Step 1 :To construct a confidence interval, we use the formula: \(CI = \bar{x} ± t(\alpha/2, n-1) * (s/\sqrt{n})\), where \(\bar{x}\) is the sample mean, \(t(\alpha/2, n-1)\) is the t-score for a given level of confidence and degrees of freedom (n-1), s is the sample standard deviation, and n is the sample size.
Step 2 :We can find the t-score from a t-distribution table. For a 90% confidence level, the t-score is 1.699 for n=29 (28 degrees of freedom) and 1.812 for n=11 (10 degrees of freedom). For an 80% confidence level, the t-score is 1.311 for n=29 (28 degrees of freedom).
Step 3 :For n=29 and a 90% confidence level, we calculate the confidence interval as follows: \(CI = 114 ± 1.699 * (10/\sqrt{29}) = 114 ± 3.14\). So, the 90% confidence interval is \(\boxed{(110.86, 117.14)}\).
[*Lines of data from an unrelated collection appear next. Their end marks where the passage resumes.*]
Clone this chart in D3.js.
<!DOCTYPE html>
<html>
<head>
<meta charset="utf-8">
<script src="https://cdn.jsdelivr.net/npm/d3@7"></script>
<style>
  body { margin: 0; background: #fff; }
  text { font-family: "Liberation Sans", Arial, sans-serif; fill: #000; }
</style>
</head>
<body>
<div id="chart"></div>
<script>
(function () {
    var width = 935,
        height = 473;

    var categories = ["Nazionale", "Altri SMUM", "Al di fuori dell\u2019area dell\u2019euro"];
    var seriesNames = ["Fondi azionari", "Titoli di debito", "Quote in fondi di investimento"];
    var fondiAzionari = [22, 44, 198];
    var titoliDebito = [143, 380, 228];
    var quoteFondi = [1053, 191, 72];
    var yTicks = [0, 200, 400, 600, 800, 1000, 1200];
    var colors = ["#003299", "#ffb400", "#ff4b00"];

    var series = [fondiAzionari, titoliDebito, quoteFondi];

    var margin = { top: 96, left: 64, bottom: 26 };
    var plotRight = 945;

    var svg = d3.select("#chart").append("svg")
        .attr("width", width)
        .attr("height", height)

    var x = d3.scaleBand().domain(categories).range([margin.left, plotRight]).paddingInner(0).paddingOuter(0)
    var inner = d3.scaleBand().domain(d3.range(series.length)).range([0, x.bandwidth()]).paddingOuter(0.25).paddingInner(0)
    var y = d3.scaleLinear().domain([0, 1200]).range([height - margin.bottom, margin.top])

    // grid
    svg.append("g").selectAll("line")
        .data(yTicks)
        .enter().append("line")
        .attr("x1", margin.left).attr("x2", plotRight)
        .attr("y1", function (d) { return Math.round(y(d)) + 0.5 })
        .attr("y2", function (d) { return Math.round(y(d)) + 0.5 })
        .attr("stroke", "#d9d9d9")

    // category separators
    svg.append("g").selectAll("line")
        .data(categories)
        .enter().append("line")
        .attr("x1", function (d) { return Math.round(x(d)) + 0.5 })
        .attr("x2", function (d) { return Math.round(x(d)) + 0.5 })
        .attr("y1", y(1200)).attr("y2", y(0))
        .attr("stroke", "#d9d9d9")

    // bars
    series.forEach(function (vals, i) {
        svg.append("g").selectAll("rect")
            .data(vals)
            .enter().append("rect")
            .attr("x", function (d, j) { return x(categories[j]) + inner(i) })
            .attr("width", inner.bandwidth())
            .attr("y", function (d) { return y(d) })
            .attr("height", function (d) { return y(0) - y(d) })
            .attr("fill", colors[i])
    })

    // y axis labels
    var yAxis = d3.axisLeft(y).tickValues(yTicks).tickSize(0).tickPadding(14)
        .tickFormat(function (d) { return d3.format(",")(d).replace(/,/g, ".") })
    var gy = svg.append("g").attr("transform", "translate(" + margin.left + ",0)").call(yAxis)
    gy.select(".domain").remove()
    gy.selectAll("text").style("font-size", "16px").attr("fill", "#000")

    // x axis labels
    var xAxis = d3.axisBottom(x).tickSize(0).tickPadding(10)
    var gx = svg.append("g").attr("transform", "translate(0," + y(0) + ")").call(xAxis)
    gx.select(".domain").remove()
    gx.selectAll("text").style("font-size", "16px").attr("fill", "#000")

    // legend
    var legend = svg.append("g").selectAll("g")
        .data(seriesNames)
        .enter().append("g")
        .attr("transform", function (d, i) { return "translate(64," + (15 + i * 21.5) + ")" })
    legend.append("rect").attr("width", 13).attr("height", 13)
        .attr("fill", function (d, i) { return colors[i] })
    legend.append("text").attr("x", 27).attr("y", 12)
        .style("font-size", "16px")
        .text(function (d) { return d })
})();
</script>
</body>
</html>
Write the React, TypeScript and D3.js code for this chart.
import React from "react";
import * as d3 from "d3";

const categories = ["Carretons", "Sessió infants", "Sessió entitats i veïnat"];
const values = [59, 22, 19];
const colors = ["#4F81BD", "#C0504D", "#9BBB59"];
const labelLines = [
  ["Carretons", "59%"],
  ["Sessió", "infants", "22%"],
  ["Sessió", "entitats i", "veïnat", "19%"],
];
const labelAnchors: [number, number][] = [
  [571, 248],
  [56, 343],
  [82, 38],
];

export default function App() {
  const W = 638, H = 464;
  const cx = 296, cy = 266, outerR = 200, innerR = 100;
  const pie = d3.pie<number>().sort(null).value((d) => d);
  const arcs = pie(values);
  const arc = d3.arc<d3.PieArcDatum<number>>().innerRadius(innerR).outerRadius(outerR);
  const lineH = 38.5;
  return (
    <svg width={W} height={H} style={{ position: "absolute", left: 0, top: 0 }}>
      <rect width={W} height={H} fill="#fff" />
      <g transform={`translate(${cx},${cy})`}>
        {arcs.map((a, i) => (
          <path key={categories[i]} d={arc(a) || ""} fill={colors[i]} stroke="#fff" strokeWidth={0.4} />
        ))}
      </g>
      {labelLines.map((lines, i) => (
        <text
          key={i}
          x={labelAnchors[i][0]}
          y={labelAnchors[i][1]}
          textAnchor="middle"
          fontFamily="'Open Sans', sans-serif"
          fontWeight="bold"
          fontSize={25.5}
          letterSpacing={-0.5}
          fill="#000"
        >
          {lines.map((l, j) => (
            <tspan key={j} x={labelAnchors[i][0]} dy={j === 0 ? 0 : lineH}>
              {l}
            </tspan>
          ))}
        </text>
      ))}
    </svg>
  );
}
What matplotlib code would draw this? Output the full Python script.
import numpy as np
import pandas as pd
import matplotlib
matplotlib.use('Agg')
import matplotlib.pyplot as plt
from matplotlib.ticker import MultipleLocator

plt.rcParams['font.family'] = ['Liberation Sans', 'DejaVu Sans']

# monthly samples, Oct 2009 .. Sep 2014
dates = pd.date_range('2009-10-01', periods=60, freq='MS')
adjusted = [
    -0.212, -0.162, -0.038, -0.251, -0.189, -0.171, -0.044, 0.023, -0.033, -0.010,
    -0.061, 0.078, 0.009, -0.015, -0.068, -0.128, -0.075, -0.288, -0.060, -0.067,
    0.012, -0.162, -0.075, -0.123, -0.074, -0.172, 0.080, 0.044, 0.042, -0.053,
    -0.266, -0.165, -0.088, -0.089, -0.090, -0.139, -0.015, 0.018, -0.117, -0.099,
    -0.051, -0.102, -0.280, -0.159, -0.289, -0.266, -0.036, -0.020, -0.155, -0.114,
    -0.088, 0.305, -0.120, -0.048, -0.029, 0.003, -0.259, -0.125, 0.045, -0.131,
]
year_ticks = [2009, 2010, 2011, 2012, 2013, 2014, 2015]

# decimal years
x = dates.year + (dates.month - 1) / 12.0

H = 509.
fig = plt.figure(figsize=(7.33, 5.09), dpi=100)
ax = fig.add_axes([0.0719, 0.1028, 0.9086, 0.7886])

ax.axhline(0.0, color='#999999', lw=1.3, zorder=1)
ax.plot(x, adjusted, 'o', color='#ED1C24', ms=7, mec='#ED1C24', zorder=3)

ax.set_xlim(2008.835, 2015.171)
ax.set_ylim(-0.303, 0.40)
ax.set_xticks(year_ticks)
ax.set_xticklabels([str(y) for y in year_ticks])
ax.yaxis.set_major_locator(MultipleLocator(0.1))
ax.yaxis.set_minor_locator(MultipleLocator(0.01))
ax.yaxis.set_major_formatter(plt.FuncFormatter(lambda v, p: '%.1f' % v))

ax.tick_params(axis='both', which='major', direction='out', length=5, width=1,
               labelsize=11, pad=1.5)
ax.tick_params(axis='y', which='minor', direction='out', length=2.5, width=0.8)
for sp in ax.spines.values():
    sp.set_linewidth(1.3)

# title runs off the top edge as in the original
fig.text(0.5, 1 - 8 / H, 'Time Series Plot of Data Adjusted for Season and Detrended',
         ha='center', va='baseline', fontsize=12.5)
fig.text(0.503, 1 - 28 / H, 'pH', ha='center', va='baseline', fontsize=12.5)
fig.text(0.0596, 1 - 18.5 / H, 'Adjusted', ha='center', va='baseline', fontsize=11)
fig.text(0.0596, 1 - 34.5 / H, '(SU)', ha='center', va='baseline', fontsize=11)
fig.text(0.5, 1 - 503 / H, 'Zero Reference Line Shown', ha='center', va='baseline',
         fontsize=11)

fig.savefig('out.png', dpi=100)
Step 4 :For n=11 and a 90% confidence level, we calculate the confidence interval as follows: \(CI = 114 ± 1.812 * (10/\sqrt{11}) = 114 ± 5.46\). So, the 90% confidence interval is \(\boxed{(108.54, 119.46)}\).
Step 5 :For n=29 and an 80% confidence level, we calculate the confidence interval as follows: \(CI = 114 ± 1.311 * (10/\sqrt{29}) = 114 ± 2.43\). So, the 80% confidence interval is \(\boxed{(111.57, 116.43)}\).
Step 6 :If the population had not been normally distributed, we could not have computed the confidence intervals in parts (a)-(c) using this method. The method assumes that the population is normally distributed.
Step 7 :As for the effect of decreasing the level of confidence on the size of the interval, the answer is A. As the level of confidence decreases, the size of the interval decreases. This is because a lower level of confidence means we are less certain about our estimate, so the range of possible values is narrower.